__CHALLENGE__
Check every line of the entries below for the word "diagram", and copy the ones that have it.

(Code that draws figures)
::::::
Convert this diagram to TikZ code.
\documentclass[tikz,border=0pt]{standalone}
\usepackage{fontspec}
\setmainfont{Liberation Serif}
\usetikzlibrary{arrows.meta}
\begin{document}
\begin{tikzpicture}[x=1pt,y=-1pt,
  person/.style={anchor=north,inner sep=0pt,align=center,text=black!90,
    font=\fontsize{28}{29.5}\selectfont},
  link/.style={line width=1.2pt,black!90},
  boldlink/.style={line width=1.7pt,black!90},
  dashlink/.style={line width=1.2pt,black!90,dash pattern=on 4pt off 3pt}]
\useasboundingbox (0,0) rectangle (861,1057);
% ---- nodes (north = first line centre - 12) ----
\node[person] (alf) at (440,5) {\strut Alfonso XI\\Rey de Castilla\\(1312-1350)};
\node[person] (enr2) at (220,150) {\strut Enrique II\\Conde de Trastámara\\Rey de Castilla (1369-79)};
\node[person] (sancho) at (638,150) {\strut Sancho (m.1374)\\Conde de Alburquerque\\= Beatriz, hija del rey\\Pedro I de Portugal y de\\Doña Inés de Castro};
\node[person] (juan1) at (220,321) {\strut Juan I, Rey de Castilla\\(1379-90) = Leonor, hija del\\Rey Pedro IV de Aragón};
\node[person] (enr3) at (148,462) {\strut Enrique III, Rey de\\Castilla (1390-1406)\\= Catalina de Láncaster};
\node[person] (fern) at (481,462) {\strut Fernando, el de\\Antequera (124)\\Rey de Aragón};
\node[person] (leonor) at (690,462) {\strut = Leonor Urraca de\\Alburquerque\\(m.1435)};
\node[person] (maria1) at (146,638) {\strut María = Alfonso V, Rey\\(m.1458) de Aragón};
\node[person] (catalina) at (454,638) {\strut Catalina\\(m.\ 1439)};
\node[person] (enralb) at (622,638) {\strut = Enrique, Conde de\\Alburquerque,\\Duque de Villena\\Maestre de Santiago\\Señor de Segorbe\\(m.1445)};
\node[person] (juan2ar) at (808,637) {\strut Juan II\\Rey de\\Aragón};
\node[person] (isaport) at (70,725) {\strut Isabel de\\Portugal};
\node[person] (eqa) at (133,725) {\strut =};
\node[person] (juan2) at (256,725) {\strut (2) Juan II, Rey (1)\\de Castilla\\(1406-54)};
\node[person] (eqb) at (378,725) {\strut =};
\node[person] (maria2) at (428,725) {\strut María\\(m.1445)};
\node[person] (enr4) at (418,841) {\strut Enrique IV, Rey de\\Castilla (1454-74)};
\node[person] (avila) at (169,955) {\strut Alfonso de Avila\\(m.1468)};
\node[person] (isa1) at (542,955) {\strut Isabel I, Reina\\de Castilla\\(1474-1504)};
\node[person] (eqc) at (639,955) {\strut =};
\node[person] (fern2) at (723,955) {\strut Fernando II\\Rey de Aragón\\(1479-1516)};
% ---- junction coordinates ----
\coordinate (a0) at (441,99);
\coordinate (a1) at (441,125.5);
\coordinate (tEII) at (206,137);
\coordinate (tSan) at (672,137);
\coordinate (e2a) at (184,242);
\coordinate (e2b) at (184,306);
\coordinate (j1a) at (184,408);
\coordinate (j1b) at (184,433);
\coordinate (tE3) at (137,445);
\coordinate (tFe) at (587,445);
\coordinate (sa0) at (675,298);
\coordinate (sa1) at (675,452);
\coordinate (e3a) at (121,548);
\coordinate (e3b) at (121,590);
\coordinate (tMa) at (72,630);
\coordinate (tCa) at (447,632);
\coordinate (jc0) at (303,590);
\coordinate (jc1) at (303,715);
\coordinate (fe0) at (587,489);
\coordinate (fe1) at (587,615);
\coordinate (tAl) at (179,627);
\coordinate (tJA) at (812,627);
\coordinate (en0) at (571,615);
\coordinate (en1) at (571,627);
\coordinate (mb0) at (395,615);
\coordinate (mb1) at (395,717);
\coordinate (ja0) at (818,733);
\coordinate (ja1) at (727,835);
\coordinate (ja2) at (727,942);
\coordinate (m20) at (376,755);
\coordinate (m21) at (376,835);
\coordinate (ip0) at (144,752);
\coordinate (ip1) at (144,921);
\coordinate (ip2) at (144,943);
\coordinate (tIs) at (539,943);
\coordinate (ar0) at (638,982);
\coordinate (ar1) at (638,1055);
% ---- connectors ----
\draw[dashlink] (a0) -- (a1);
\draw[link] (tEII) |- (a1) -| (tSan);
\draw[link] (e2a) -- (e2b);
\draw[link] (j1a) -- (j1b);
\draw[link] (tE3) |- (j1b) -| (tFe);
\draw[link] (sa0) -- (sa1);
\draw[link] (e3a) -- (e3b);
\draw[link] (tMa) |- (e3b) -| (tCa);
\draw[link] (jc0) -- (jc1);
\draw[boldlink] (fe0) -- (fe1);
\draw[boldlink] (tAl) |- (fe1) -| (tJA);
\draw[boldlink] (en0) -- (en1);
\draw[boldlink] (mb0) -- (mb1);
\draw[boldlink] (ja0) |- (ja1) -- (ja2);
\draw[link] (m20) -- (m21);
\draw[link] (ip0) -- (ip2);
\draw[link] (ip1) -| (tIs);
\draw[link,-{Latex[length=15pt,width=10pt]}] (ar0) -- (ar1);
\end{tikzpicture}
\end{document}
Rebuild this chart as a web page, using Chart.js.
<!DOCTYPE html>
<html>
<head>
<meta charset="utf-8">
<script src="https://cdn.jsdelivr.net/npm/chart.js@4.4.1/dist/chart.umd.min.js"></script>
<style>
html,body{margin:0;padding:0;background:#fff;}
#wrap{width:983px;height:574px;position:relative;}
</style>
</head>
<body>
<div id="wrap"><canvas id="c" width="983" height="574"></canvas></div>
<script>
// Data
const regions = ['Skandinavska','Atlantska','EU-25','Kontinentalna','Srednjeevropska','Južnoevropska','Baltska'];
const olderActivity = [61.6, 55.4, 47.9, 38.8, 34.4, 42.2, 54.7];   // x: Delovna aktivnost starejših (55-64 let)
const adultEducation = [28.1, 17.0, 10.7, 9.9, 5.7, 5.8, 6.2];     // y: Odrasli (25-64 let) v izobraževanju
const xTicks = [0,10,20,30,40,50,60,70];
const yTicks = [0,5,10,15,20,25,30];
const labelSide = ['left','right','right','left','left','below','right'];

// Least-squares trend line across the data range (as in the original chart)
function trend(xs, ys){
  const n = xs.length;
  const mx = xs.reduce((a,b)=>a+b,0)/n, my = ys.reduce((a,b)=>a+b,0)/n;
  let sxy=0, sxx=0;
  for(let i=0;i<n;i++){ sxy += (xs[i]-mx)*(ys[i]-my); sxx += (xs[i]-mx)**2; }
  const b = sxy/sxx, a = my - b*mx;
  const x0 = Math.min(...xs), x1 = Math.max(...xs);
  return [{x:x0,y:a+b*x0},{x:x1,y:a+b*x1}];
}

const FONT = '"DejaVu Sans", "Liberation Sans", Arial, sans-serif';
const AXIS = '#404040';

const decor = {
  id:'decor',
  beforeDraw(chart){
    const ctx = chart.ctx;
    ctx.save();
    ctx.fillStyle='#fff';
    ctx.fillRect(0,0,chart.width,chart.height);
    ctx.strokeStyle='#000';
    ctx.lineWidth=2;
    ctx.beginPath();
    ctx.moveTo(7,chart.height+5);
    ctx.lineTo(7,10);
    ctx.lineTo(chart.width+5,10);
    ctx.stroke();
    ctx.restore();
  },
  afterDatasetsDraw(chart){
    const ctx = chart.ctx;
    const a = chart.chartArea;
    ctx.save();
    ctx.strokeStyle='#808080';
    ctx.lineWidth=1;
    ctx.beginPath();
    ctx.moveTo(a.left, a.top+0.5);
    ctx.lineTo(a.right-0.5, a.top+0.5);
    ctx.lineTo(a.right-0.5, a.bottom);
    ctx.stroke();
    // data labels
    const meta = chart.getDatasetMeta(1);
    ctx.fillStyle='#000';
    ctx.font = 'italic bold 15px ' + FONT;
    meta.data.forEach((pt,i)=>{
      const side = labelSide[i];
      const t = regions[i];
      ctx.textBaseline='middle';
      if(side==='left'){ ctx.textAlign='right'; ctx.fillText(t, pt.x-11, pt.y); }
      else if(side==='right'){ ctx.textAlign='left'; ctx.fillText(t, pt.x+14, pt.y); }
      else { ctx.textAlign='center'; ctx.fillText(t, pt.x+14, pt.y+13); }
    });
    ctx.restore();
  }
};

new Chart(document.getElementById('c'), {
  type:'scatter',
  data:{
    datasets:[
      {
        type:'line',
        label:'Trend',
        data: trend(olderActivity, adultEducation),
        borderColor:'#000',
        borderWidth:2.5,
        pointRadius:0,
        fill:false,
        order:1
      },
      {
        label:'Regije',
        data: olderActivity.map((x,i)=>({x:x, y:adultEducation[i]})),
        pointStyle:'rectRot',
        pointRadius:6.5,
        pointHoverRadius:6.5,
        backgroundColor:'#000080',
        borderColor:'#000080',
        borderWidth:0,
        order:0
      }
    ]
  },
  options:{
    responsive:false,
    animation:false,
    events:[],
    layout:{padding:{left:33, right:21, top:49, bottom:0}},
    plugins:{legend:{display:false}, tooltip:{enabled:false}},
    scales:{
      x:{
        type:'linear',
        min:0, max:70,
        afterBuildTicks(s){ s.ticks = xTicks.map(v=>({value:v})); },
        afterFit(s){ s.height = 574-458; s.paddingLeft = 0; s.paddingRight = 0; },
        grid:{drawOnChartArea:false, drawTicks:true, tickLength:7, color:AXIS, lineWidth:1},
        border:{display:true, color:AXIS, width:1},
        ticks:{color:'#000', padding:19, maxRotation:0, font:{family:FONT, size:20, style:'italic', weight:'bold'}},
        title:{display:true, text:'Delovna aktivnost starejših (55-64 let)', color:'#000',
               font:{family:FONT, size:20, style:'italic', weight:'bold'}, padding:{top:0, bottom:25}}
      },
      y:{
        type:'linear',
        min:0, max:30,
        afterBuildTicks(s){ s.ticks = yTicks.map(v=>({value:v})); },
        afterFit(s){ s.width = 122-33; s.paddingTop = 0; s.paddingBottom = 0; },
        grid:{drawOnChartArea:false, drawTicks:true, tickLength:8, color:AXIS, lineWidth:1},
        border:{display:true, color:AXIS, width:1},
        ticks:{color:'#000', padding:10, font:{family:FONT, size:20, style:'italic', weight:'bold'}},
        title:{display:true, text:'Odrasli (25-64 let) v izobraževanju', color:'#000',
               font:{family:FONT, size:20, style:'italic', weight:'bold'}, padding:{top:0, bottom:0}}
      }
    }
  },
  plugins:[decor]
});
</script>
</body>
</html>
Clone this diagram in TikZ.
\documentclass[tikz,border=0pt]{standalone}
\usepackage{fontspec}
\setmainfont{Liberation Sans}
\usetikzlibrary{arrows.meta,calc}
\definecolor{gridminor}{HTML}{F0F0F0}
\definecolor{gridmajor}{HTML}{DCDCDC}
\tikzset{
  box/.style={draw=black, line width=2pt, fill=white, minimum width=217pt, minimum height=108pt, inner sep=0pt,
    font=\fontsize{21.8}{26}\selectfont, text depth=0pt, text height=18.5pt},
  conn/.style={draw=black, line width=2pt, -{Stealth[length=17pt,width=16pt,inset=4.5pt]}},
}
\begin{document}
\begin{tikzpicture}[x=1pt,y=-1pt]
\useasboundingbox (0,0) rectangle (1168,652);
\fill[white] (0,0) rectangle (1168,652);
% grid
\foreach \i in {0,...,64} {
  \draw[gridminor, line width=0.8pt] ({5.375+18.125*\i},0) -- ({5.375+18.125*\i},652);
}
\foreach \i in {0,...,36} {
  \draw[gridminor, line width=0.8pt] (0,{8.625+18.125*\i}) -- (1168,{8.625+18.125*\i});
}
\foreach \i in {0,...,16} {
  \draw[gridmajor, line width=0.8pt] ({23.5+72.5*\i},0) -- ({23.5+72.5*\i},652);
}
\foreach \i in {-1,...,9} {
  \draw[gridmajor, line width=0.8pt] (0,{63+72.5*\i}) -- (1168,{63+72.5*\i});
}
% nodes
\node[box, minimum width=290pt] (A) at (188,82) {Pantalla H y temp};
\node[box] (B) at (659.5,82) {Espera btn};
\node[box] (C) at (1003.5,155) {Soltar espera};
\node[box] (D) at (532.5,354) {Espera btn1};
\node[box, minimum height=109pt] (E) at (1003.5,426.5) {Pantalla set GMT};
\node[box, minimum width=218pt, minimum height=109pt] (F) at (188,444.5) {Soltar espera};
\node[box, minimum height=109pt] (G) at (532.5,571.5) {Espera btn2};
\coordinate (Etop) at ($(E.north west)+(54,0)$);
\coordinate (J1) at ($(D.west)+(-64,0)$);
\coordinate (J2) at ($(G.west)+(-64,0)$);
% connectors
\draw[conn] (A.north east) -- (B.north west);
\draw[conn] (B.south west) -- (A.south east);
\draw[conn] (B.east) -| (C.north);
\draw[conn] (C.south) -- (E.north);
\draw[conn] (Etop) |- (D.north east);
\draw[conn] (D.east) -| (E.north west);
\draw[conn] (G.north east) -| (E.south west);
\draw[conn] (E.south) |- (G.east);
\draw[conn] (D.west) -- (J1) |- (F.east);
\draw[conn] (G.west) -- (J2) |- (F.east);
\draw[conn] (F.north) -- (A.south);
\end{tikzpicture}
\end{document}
::::::
__CORRECT RESULT__
Convert this diagram to TikZ code.
Clone this diagram in TikZ.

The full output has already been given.